05-24-2018, 11:31 AM
(05-24-2018, 11:13 AM)ijmorlan Wrote:(05-24-2018, 10:30 AM)tomh009 Wrote: Yes, with multiple cars it's a different picture. But with a single car, she only delayed herself to allow a cyclist to cross first, and there was no safety risk. Maybe not necessary, but it's certainly still courteous.
It’s trying to be courteous, but not actually courteous.
However, with a safety island, it would actually work for drivers to yield. Similar to a roundabout, safety islands on two-lane roads set up the environment so people can successfully co-operate.
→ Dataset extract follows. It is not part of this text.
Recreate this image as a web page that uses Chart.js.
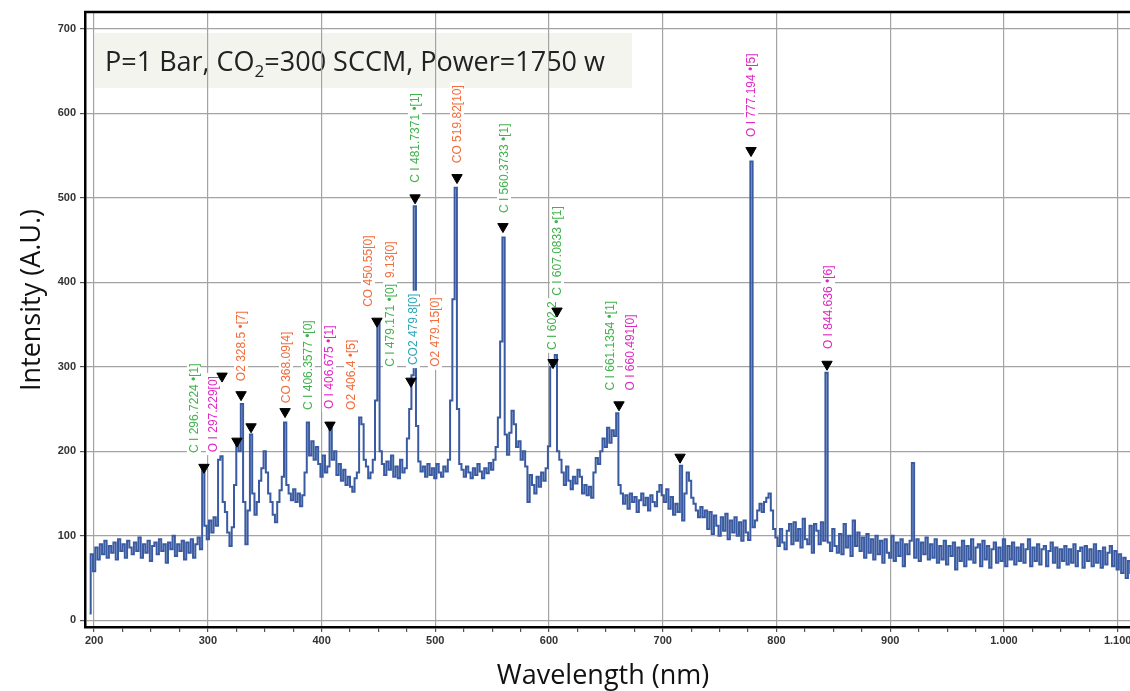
<!DOCTYPE html>
<html>
<head>
<meta charset="utf-8">
<title>OES spectrum</title>
<script src="https://cdn.jsdelivr.net/npm/chart.js@4.4.0/dist/chart.umd.min.js"></script>
<style>
  html, body { margin: 0; padding: 0; background: #fff; overflow: hidden; }
  #wrap { width: 1130px; height: 691px; overflow: hidden; }
</style>
</head>
<body>
<div id="wrap"><canvas id="spec" width="1160" height="691"></canvas></div>
<script>
// spectrum, one reading every 2 nm from 196 nm
const wlStart = 196;
const wlStep = 2;
const intensity = [
  8, 78, 58, 86, 72, 90, 78, 94, 74, 88,            // 196
  80, 92, 72, 96, 82, 90, 74, 94, 86, 78,           // 216
  92, 82, 98, 74, 90, 80, 94, 70, 88, 92,           // 236
  78, 96, 82, 90, 68, 92, 84, 100, 76, 90,          // 256
  82, 94, 72, 92, 80, 96, 74, 90, 98, 84,           // 276
  180, 112, 96, 118, 104, 122, 112, 190, 194, 140,  // 296
  128, 104, 88, 110, 160, 212, 200, 256, 140, 90,   // 316
  130, 220, 150, 125, 140, 165, 180, 200, 175, 150, // 336
  140, 125, 116, 140, 154, 170, 234, 160, 150, 142, // 356
  155, 140, 150, 135, 148, 175, 234, 195, 212, 190, // 376
  205, 185, 170, 195, 175, 182, 228, 190, 200, 172, // 396
  185, 165, 178, 160, 170, 158, 152, 168, 175, 240, // 416
  232, 190, 182, 168, 175, 190, 260, 352, 200, 185, // 436
  172, 188, 178, 195, 170, 182, 168, 190, 175, 180, // 456
  215, 250, 290, 490, 230, 188, 176, 182, 170, 185, // 476
  172, 180, 168, 185, 175, 170, 182, 176, 190, 260, // 496
  380, 512, 250, 185, 178, 170, 182, 175, 168, 180, // 516
  172, 185, 176, 168, 180, 174, 186, 178, 190, 205, // 536
  240, 330, 453, 220, 196, 222, 248, 232, 205, 212, // 556
  190, 200, 182, 140, 172, 160, 150, 170, 158, 175, // 576
  165, 180, 206, 300, 308, 314, 200, 190, 175, 160, // 596
  182, 165, 155, 170, 162, 178, 170, 150, 160, 148, // 616
  158, 145, 175, 192, 185, 200, 215, 205, 228, 210, // 636
  225, 218, 245, 160, 150, 138, 148, 132, 150, 140, // 656
  146, 128, 142, 150, 136, 145, 130, 148, 140, 135, // 676
  152, 160, 148, 140, 155, 132, 146, 125, 138, 128, // 696
  183, 118, 150, 175, 165, 145, 138, 130, 122, 134, // 716
  122, 130, 108, 128, 102, 124, 112, 100, 122, 106, // 736
  126, 96, 118, 104, 122, 100, 116, 94, 118, 104,   // 756
  95, 543, 110, 118, 130, 138, 128, 140, 145, 150,  // 776
  130, 108, 98, 88, 108, 92, 84, 106, 114, 90,      // 796
  116, 94, 108, 86, 120, 96, 90, 112, 80, 114,      // 816
  106, 90, 116, 94, 293, 92, 82, 108, 88, 80,       // 836
  102, 78, 114, 86, 100, 76, 118, 88, 104, 82,      // 856
  98, 74, 102, 80, 96, 72, 100, 78, 94, 68,         // 876
  96, 80, 74, 100, 70, 92, 76, 96, 64, 90,          // 896
  78, 94, 186, 74, 96, 70, 92, 78, 98, 72,          // 916
  90, 74, 96, 68, 88, 72, 94, 66, 88, 76,           // 936
  92, 60, 86, 70, 94, 64, 88, 72, 96, 68,           // 956
  86, 90, 64, 94, 72, 88, 62, 84, 92, 68,           // 976
  86, 70, 96, 64, 88, 72, 92, 66, 86, 70,           // 996
  90, 68, 84, 96, 64, 86, 70, 90, 66, 84,           // 1016
  88, 64, 82, 92, 68, 86, 62, 84, 70, 88,           // 1036
  66, 84, 68, 90, 64, 82, 86, 62, 88, 70,           // 1056
  84, 64, 90, 68, 82, 62, 86, 66, 80, 88,           // 1076
  64, 82, 60, 78, 56, 74, 50, 70, 56, 66            // 1096
];

// peak-finder markers
const peakNm  = [296.6, 312.5, 325.6, 329.2, 338.0, 367.9, 407.4, 448.7, 478.6, 482.2, 519.1, 559.5, 603.5, 607.0, 661.5, 715.2, 777.6, 844.4];
const peakVal = [181, 289, 212, 267, 229, 247, 231, 354, 283, 500, 524, 466, 305, 366, 255, 193, 556, 303];

// line identifications
const lineText = [
  'C I 296.7224 •[1]', 'O I 297.229[0]', 'O2 328.5 •[7]', 'CO 368.09[4]',
  'C I 406.3577 •[0]', 'O I 406.675 •[1]', 'O2 406.4 •[5]', 'CO 450.55[0]',
  'C I 479.171 •[0]', '9.13[0]', 'CO2 479.8[0]', 'O2 479.15[0]',
  'C I 481.7371 •[1]', 'CO 519.82[10]', 'C I 560.3733 •[1]', 'C I 602.2',
  'C I 607.0833 •[1]', 'C I 661.1354 •[1]', 'O I 660.491[0]',
  'O I 777.194 •[5]', 'O I 844.636 •[6]'
];
const lineSpecies = ['C I', 'O I', 'O2', 'CO', 'C I', 'O I', 'O2', 'CO', 'C I', 'CO', 'CO2', 'O2',
                     'C I', 'CO', 'C I', 'C I', 'C I', 'C I', 'O I', 'O I', 'O I'];
const lineNm   = [287.8, 304.5, 329.2, 368.7, 388.1, 406.5, 425.9, 440.8, 460.2, 460.2, 480.4, 499.7,
                  482.2, 519.1, 560.4, 602.6, 607.0, 653.6, 671.2, 777.6, 845.3];
const lineBase = [198, 199, 283, 257, 249, 250, 249, 371, 300, 405, 302, 300,
                  518, 541, 482, 320, 384, 272, 272, 572, 321];

const xTicks = [200, 300, 400, 500, 600, 700, 800, 900, 1000, 1100];
const yTicks = [0, 100, 200, 300, 400, 500, 600, 700];

const speciesColor = {
  'C I': '#41b24d',
  'O I': '#e027c3',
  'CO': '#f26c3c',
  'O2': '#f26c3c',
  'CO2': '#2ea7b9'
};

const spectrum = intensity.map((v, i) => ({ x: wlStart + i * wlStep, y: v }));
const markers = peakNm.map((nm, i) => ({ x: nm, y: peakVal[i] }));

function thousands(v) {
  return String(v).replace(/\B(?=(\d{3})+(?!\d))/g, '.');
}

// rotated line labels on white tabs
function drawLineLabels(chart) {
  const ctx = chart.ctx;
  const xs = chart.scales.x, ys = chart.scales.y;
  ctx.save();
  ctx.font = '12px "Liberation Sans"';
  ctx.textBaseline = 'middle';
  lineText.forEach((t, i) => {
    const px = xs.getPixelForValue(lineNm[i]);
    const py = ys.getPixelForValue(lineBase[i]);
    const w = ctx.measureText(t).width;
    ctx.save();
    ctx.translate(px, py);
    ctx.rotate(-Math.PI / 2);
    ctx.fillStyle = '#fff';
    ctx.fillRect(-3, -7, w + 6, 14);
    ctx.fillStyle = speciesColor[lineSpecies[i]];
    ctx.fillText(t, 0, 0.5);
    ctx.restore();
  });
  ctx.restore();
}

const decorations = {
  id: 'decorations',
  beforeDraw(chart) {
    const ctx = chart.ctx;
    ctx.save();
    ctx.fillStyle = '#f4f4ef';
    ctx.fillRect(95, 33, 537, 55);
    ctx.fillStyle = '#222';
    ctx.textBaseline = 'alphabetic';
    ctx.font = '27px "Open Sans"';
    let x = 105;
    const y = 71;
    const a = 'P=1 Bar, CO';
    ctx.fillText(a, x, y);
    x += ctx.measureText(a).width;
    ctx.font = '17px "Open Sans"';
    ctx.fillText('2', x, y + 6);
    x += ctx.measureText('2').width;
    ctx.font = '27px "Open Sans"';
    ctx.fillText('=300 SCCM, Power=1750 w', x, y);
    ctx.restore();
  },
  // labels go over the spectrum but under the peak markers
  beforeDatasetDraw(chart, args) {
    if (args.index === 0) drawLineLabels(chart);
  },
  afterDraw(chart) {
    const ctx = chart.ctx;
    const a = chart.chartArea;
    ctx.save();
    ctx.strokeStyle = '#000';
    ctx.lineWidth = 2.5;
    ctx.beginPath();
    ctx.moveTo(a.left - 1, a.top);
    ctx.lineTo(a.right, a.top);
    ctx.stroke();

    ctx.fillStyle = '#111';
    ctx.font = '27px "Open Sans"';
    ctx.textAlign = 'center';
    ctx.textBaseline = 'middle';
    ctx.fillText('Wavelength (nm)', 603, 676);
    ctx.translate(32, 300);
    ctx.rotate(-Math.PI / 2);
    ctx.fillText('Intensity (A.U.)', 0, 0);
    ctx.restore();
  }
};

new Chart(document.getElementById('spec'), {
  type: 'line',
  data: {
    datasets: [
      {
        type: 'scatter',
        data: markers,
        pointStyle: 'triangle',
        rotation: 180,
        pointRadius: 6,
        backgroundColor: '#000',
        borderColor: '#000',
        borderWidth: 1,
        showLine: false,
        order: 0
      },
      {
        data: spectrum,
        borderColor: '#3a5ba2',
        borderWidth: 2,
        pointRadius: 0,
        stepped: 'middle',
        fill: false,
        order: 1
      }
    ]
  },
  options: {
    responsive: false,
    animation: false,
    devicePixelRatio: 1,
    layout: { padding: { top: 12, right: 15, bottom: 0, left: 0 } },
    plugins: {
      legend: { display: false },
      tooltip: { enabled: false }
    },
    scales: {
      x: {
        type: 'linear',
        min: 192,
        max: 1124,
        afterBuildTicks(scale) {
          const t = [];
          xTicks.forEach((v, i) => {
            t.push({ value: v });
            if (i < xTicks.length - 1) {
              t.push({ value: v + 25 }, { value: v + 50 }, { value: v + 75 });
            }
          });
          scale.ticks = t;
        },
        afterFit(scale) { scale.height = 64; },
        grid: {
          color: c => (c.tick && c.tick.value % 100 === 0) ? '#a3a3a3' : 'rgba(0,0,0,0)',
          tickColor: '#555',
          lineWidth: 1.2,
          tickLength: 5
        },
        border: { color: '#000', width: 2.5 },
        ticks: {
          autoSkip: false,
          maxRotation: 0,
          padding: 2,
          color: '#333',
          font: { family: 'Liberation Sans', size: 11, weight: 'bold' },
          callback: v => (v % 100 === 0 ? thousands(v) : '')
        }
      },
      y: {
        min: -8,
        max: 720,
        afterBuildTicks(scale) { scale.ticks = yTicks.map(v => ({ value: v })); },
        afterFit(scale) { scale.width = 85; },
        grid: {
          color: '#a3a3a3',
          tickColor: '#555',
          lineWidth: 1.2,
          tickLength: 5
        },
        border: { color: '#000', width: 2.5 },
        ticks: {
          padding: 4,
          color: '#333',
          font: { family: 'Liberation Sans', size: 11, weight: 'bold' }
        }
      }
    }
  },
  plugins: [decorations]
});
</script>
</body>
</html>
The problem, even with a traffic island is that as a cyclist, I cannot anticipate driver behaviour. If drivers were required to yield, and almost always did, I could expect them to yield and proceed with caution, but because they are not required to stop (I am) and usually don't (even if it's "barely" usually in some cases) I have to stop and wait. Even if I wanted to proceed if they stopped, I'd still have to wait and see what they do.
It's far far far far better for safety and also better for convenience and time efficiency when people act in a reliable expectable way, regardless of who has to yield.
That was the thing that shocked me about biking in the Netherlands, not that I had the right of way, but that eventually, I could just assume that the drivers will yield.
The system we have is pretty much the worst possible case.